8005-000-015 Caesar Rodney School Building March 24 1932Caesar Rodney School Building, March 24, 1932
Board of Education Photograph Collection (RG 8005-000-015)

 

School activities included a Halloween dance, the Dover-Caesar Rodney Football game on Thanksgiving Day, senior play, Junior Prom, Senior Trip to Washington, All School Banquet, and baccalaureate sermon.

In 1938, there were six different programs of study that were offered at the Caesar Rodney School:

Academic: for students who intended to go to college
Scientific: for students who planed to go to college but who did not want to take four years of foreign language
Commercial: for students interested in business training
Vocational Home Economics: for girls who wanted their life vocation to be home making, nursing, etc.
Vocational Agriculture: for three groups of boys; (1) those going to work on a farm after graduation, (2) those going to related agricultural colleges, (3) those who planned to attend agricultural colleges
General: for students who do not wish to major in any one field

In addition to the programs of study, students had the opportunity to take special subjects such as manual arts, mechanical drawing, auto mechanics, art, and music.

 

8005-000-015 Caesar Rodney April 1940 Home Making Class KC

Caesar Rodney Homemaking Class, April 1940
Board of Education Photograph Collection (RG 8005-000-015)

 

Awards and honors included National Honor Society, earning an All School letter, and scholarships. The handbook detailed how to qualify for National Honor Society and lists the members from 1934-1938. Introduced as an incentive program for students, a point system was adopted for students to earn awards. If a student earned 10 points freshman year, 20 points sophomore year, 30 points junior year, and 40 points senior year they would be awarded an All School letter. Points were awarded for involvement in school activities and associations. A list of students who received All School Letters is listed in the handbook.
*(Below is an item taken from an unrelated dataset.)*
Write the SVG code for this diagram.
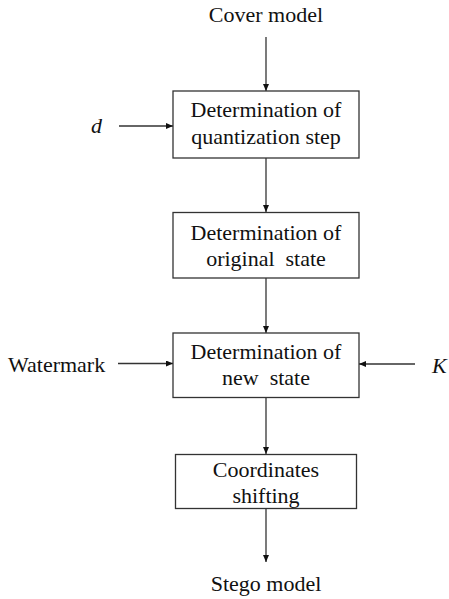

1325-003-147-8065-CR handbook inside

Caesar Rodney Student Handbook, 1938
State Reports Collection (RG 1325-003-147-8065)

 

Extra-curricular activities are also included in the handbook:

Student Association: organized for the purpose of bringing all student organizations under one head, helping to maintain law and order, and supporting all school activities.
The Traffic Squad: helped and maintained order in halls before school and between classes, plan and direct fire drills, work with the Safety Council for the safety of children on the playground.
The Crisp: the school magazine that was published quarterly.
Assemblies: held at the Caesar Rodney School to promote school spirit, give students a broader education, and offer an opportunity for students to express themselves.
Clubs:

Safety Council: in charge of safety regulations outside the building.
Dramatic Club: helped students speak more freely and without difficulty in public as well as to teach them to become better actors and actresses.
Manners and Etiquette Club: organized to teach students to meet situations gracefully.
Library Club: helped boys and girls to learn more about books.
Bachelor’s Club: organized to provide an opportunity for boys to put on an apron and learn a few of the “finer” arts of housekeeping.
Agriculture Club: the Caesar Rodney Chapter of The Future Farmers of America.
Handy Club for Girls: girls learned to construct small household items and make minor repairs around the home with ordinary hand tools.
Home Craft: composed of boys who have a special interest in building small articles of household furniture.
Junior Girl Reserves: a branch of the Y.W.C.A. The group sought to help girls ages 12-18 develop a well-balanced personality, grow physically, and take on social responsibility.
Home Economics Club: teach girls how to knit, cook, and how to act in company.
Band
Orchestra
Glee Club

In 1938, Caesar Rodney had football, basketball, baseball, and track available for boys to participate in. Football had recently been added to the handbook, replacing soccer. Girls could play basketball or volleyball, and also had physical education classes.

As we celebrate one hundred years of the Caesar Rodney School District, it is exciting to be able to look back through this handbook and see how far the schools have come in the past 77 years.